Employees hired after 7 March 2015:

• Companies with15 employees or less: compensation in the amount of one month’s pay for every year of service, between 2 and 6 months’ salary;

• Companies with more than 15 employees: compensation in the amount of 2 months’ pay for every year of service, between 4 and 24 months’ salary.

Protections against wrongful dismissals due to defect of form or procedure

Employees hired before 7 March 2015:

• Companies with 15 employees or less: compensation between 2,5 and 6 months’ salary or reinstatement (employer’s choice);

• Companies with more than 15 employees: depending on the seriousness of the employer’s violation, compensation between 6 and 12 months’ salary.

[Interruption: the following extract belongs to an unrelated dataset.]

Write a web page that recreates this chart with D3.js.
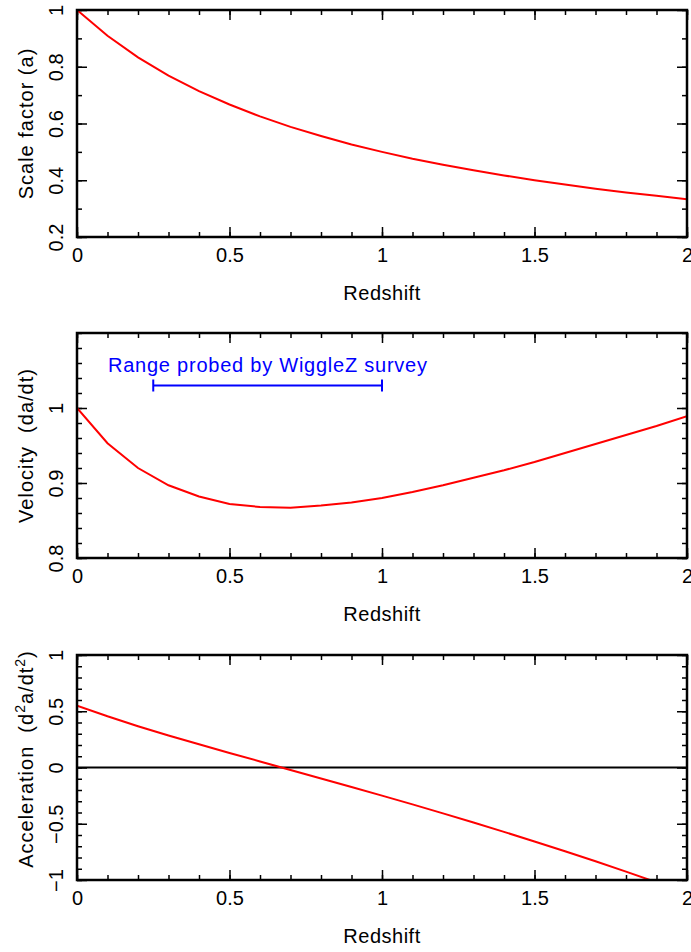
<!DOCTYPE html>
<html>
<head>
<meta charset="utf-8">
<script src="https://cdn.jsdelivr.net/npm/d3@7"></script>
<style>
  body { margin: 0; background: #fff; }
  svg { display: block; }
  text { font-family: "Liberation Sans", Arial, sans-serif; fill: #000; }
</style>
</head>
<body>
<div id="chart"></div>
<script>
// redshift grid used for all three curves
var redshift = [0, 0.1, 0.2, 0.3, 0.4, 0.5, 0.6, 0.7, 0.8, 0.9, 1.0,
                1.1, 1.2, 1.3, 1.4, 1.5, 1.6, 1.7, 1.8, 1.9, 2.0];

var scaleFactor = [1.000, 0.909, 0.833, 0.769, 0.714, 0.667, 0.625, 0.588, 0.556, 0.526, 0.500,
                   0.476, 0.455, 0.435, 0.417, 0.400, 0.385, 0.370, 0.357, 0.345, 0.333];

var velocity = [1.000, 0.953, 0.920, 0.897, 0.882, 0.872, 0.868, 0.867, 0.870, 0.874, 0.880,
                0.888, 0.897, 0.907, 0.917, 0.928, 0.940, 0.952, 0.964, 0.976, 0.989];

var acceleration = [0.550, 0.455, 0.367, 0.285, 0.206, 0.129, 0.054, -0.022, -0.097, -0.173, -0.250,
                    -0.328, -0.408, -0.489, -0.572, -0.658, -0.745, -0.834, -0.926, -1.020, -1.117];

// annotation: redshift range of WiggleZ
var wigglezRange = [0.25, 1.0];
var wigglezLabel = 'Range probed by WiggleZ survey';

var xMajor = [0, 0.5, 1, 1.5, 2];
var panels = [
    { key: 'a', title: 'Scale factor (a)', values: scaleFactor, domain: [0.2, 1],
      major: [0.2, 0.4, 0.6, 0.8, 1], minorStep: 0.1, top: 10, bottom: 237 },
    { key: 'v', title: 'Velocity  (da/dt)', values: velocity, domain: [0.8, 1.1],
      major: [0.8, 0.9, 1], minorStep: 0.02, top: 333, bottom: 558 },
    { key: 'acc', title: null, values: acceleration, domain: [-1, 1],
      major: [-1, -0.5, 0, 0.5, 1], minorStep: 0.1, top: 655, bottom: 880 }
];

var width = 691, height = 952,
    left = 77, right = 687,
    majorLen = 10, minorLen = 5;

var svg = d3.select('#chart')
    .append('svg')
    .attr('width', width)
    .attr('height', height);

var x = d3.scaleLinear().domain([0, 2]).range([left, right]);
var xMinor = d3.range(0, 2.0001, 0.1).map(d => +d.toFixed(2));

function fmt(d) {
    return d3.format('')(+d.toFixed(2)).replace('-', '\u2212');
}

panels.forEach((p, i) => {
    var y = d3.scaleLinear().domain(p.domain).range([p.bottom, p.top]);
    var yMinor = d3.range(p.domain[0], p.domain[1] + 1e-6, p.minorStep).map(d => +d.toFixed(3));
    var g = svg.append('g').attr('class', 'panel-' + p.key);

    var clipId = 'clip' + i;
    svg.append('clipPath').attr('id', clipId)
        .append('rect')
        .attr('x', left).attr('y', p.top)
        .attr('width', right - left).attr('height', p.bottom - p.top);

    // ticks on all four sides, pointing inward
    function tickAxis(axis, vals, len, transform) {
        var a = g.append('g')
            .attr('transform', transform)
            .call(axis.tickValues(vals).tickSize(-len).tickSizeOuter(0).tickFormat(''));
        a.select('.domain').remove();
        a.selectAll('line').attr('stroke', '#000').attr('stroke-width', 1.5);
        return a;
    }
    tickAxis(d3.axisBottom(x), xMinor, minorLen, `translate(0,${p.bottom})`);
    tickAxis(d3.axisTop(x), xMinor, minorLen, `translate(0,${p.top})`);
    tickAxis(d3.axisLeft(y), yMinor, minorLen, `translate(${left},0)`);
    tickAxis(d3.axisRight(y), yMinor, minorLen, `translate(${right},0)`);
    tickAxis(d3.axisTop(x), xMajor, majorLen, `translate(0,${p.top})`);
    tickAxis(d3.axisRight(y), p.major, majorLen, `translate(${right},0)`);

    // labelled axes
    var xa = g.append('g')
        .attr('transform', `translate(0,${p.bottom})`)
        .call(d3.axisBottom(x).tickValues(xMajor).tickSize(-majorLen).tickSizeOuter(0).tickFormat(fmt));
    xa.select('.domain').remove();
    xa.selectAll('line').attr('stroke', '#000').attr('stroke-width', 1.5);
    xa.selectAll('text')
        .attr('y', 25).attr('dy', 0)
        .attr('font-size', 20)
        .attr('fill', '#000');

    var ya = g.append('g')
        .attr('transform', `translate(${left},0)`)
        .call(d3.axisLeft(y).tickValues(p.major).tickSize(-majorLen).tickSizeOuter(0).tickFormat(fmt));
    ya.select('.domain').remove();
    ya.selectAll('line').attr('stroke', '#000').attr('stroke-width', 1.5);
    ya.selectAll('text')
        .attr('x', 0).attr('y', 0).attr('dy', 0)
        .attr('transform', 'translate(-14,0) rotate(-90)')
        .attr('text-anchor', 'middle')
        .attr('font-size', 20)
        .attr('fill', '#000');

    // zero line in the acceleration panel
    if (p.key === 'acc') {
        g.append('line')
            .attr('x1', left).attr('x2', right)
            .attr('y1', y(0)).attr('y2', y(0))
            .attr('stroke', '#000').attr('stroke-width', 2);
    }

    // curve
    var line = d3.line()
        .x((d, k) => x(redshift[k]))
        .y(d => y(d));
    g.append('path')
        .datum(p.values)
        .attr('clip-path', `url(#${clipId})`)
        .attr('d', line)
        .attr('fill', 'none')
        .attr('stroke', '#ff0000')
        .attr('stroke-width', 2);

    // frame
    g.append('rect')
        .attr('x', left).attr('y', p.top)
        .attr('width', right - left).attr('height', p.bottom - p.top)
        .attr('fill', 'none')
        .attr('stroke', '#000')
        .attr('stroke-width', 2.5);

    // x title
    g.append('text')
        .attr('x', (left + right) / 2)
        .attr('y', p.bottom + 63)
        .attr('text-anchor', 'middle')
        .attr('font-size', 20)
        .attr('letter-spacing', 0.5)
        .text('Redshift');

    // y title
    var cy = p.key === 'acc' ? 759 : (p.top + p.bottom) / 2;
    var yt = g.append('text')
        .attr('transform', `translate(33,${cy}) rotate(-90)`)
        .attr('text-anchor', 'middle')
        .attr('font-size', 20)
        .attr('letter-spacing', 1)
        .style('white-space', 'pre');
    if (p.title) {
        yt.text(p.title);
    } else {
        yt.append('tspan').text('Acceleration  (d');
        yt.append('tspan').attr('font-size', 14).attr('dy', -8).text('2');
        yt.append('tspan').attr('dy', 8).text('a/dt');
        yt.append('tspan').attr('font-size', 14).attr('dy', -8).text('2');
        yt.append('tspan').attr('dy', 8).text(')');
    }

    // WiggleZ range marker
    if (p.key === 'v') {
        var by = y(1.03);
        g.append('line')
            .attr('x1', x(wigglezRange[0])).attr('x2', x(wigglezRange[1]))
            .attr('y1', by).attr('y2', by)
            .attr('stroke', '#0000ff').attr('stroke-width', 2);
        wigglezRange.forEach(z => {
            g.append('line')
                .attr('x1', x(z)).attr('x2', x(z))
                .attr('y1', by - 6).attr('y2', by + 6)
                .attr('stroke', '#0000ff').attr('stroke-width', 2);
        });
        g.append('text')
            .attr('x', 108)
            .attr('y', y(1.03) - 14)
            .attr('textLength', 319)
            .attr('lengthAdjust', 'spacing')
            .attr('font-size', 20)
            .style('fill', '#0000ff')
            .text(wigglezLabel);
    }
});
</script>
</body>
</html>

Employees hired after 7 March 2015:

• Companies with 15  employees or less: compensation in the amount of 0,5 month’s pay for every year of service, between  1 and 6 month’s salary;

• Companies with more than 15 employees: compensation in the amount of 1 month’s pay for every year of service, between 2 and 12 months’ salary.

Are there any situations in which an employment relationship would terminate automatically without any action by either party? If so, what are they?

There are some situations in which an employment relationship terminates automatically as follows

• good reason termination;

• through expiration date of a fixed-term contract;

• supervened impossibility:

- illness or infirmity that do not allow the employee to work;

- Authorities’ measures that make the job impossible;

- company requisition;

- workplace evacuation;

- natural disaster.

• force majeure;

• employee’s death;

• missed re-integration after reinstatement;

• during the training period, parties are free to rescind the agreement without motivation and without notice.

The employment relationship can also terminate automatically in case of consensual dissolution when the parties agree to relieve themselves from the duty of notice.